This article was translated and abridged from Le Monde Libertaire for Black Flag #211 in 1997. Vitrolles is a town in France whose council was won in elections a few months prior by the fascist Front National. It was the fourth city run by the FN at the time - the others were Toulon, Orange and Marignane.
VITROLLES: THE LOGIC OF THE URNS
(urnes in French means both ballot boxes and funeral vases)
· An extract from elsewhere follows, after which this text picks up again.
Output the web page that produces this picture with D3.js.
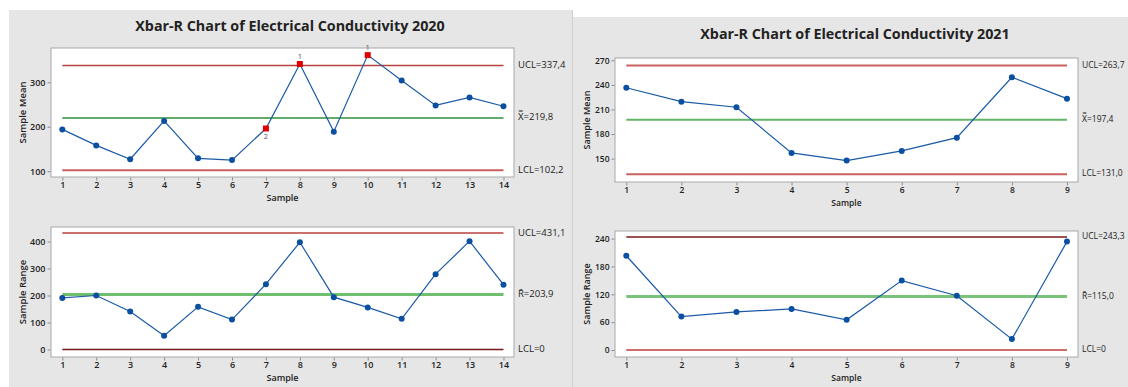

The socialists were too gross. They preferred to safeguard the feeble chance of taking the Mayoralty of Vitrolles by playing the republican card and trying to impose an alliance on the right. Keeping the Socialist list meant the election of the Front National mayor. The local militants who made it up, and said as much, have since been expelled from the Party. Once again politics has taken priority over the antifascist struggle and the logic of favouring the FN to divide the right can be seen.
The rules of the Game
The failure in Vitrolles of this struggle, shows a fact many find hard to accept. It's a matter of democratic principle to delegate power. At the time of the FN successes at Toulon, Marignane and Orange, the revulsion of all those shocked or well meaning was focussed on the minority aspect of the victor. That a party could, with one third of the votes and even less of those registered to vote, win a municipal election and manage the life of all was unacceptable. But they forget that all elections function this way. And that most of those who run Town halls are a "minority". Their logic implies that all parties are equal except the FN. The latter have the right to play with the others only if they stay in the role of asserting or being a scarecrow, for the 'democratic spectacle'. But if they participate fully and win, like the others, then "democracy is in danger". It's completely true.
It is doubly true when the later election of Vitrolles isn't the result of a minority vote but that of a majority vote without a saucer of irregularity or fault of the electoral code. An anti-democratic party has the right to accede democratically to power to apply their programme. It has the right because all the parties have it and, as is thought, the FN is a party like all the others (This is not a compliment!). In the same way it can take the right to interfere in the purchases of the municipal libraries because everyone else, socialists included, have done this for a long time - in all democracy!
The democratic contradiction
Is the power of the people in danger? This depends on your definition of the people. If the citizen is spoken of, it must be admitted that they only exist as a brave few and are diminishing even now, except for the privileged citizens. If it's a matter of the nation, we are already in a totalitarian world yet risk knowing other totalitarianisms more restricting. The root of the problem is the principle of delegation of power to the dictatorship of a majority - or a minority - over all.
The principle of giving, and also of losing, one's voice in elections is the basis of the democratic illusion. Article 27 of the constitution, title IV on the Parliament, which says "all imperative mandate is null" shows well the role of politics. If the MP cannot impose a vote by his group, it is one part to safeguard his role as a free arbiter and the other part to divide parliament, but it is also to recall that the nomination doesn't give any control over him by his electors. He represents then those who voted (for or against) and those who didn't or couldn't vote. An elected MP represents the whole world, not the mandates of the population, nor even of his party. This infers that in Toulon, for example, the council represents all Toulonnais, the foreigners there included.
It is the system which is at fault, not the beneficiaries in the FN. To want to deny them yet appeal to the "democratic ideal" is to admit defeat. It is to continue to deny the freedom for all to take their destiny in their own hands.
We prefer the direct action and self organisation.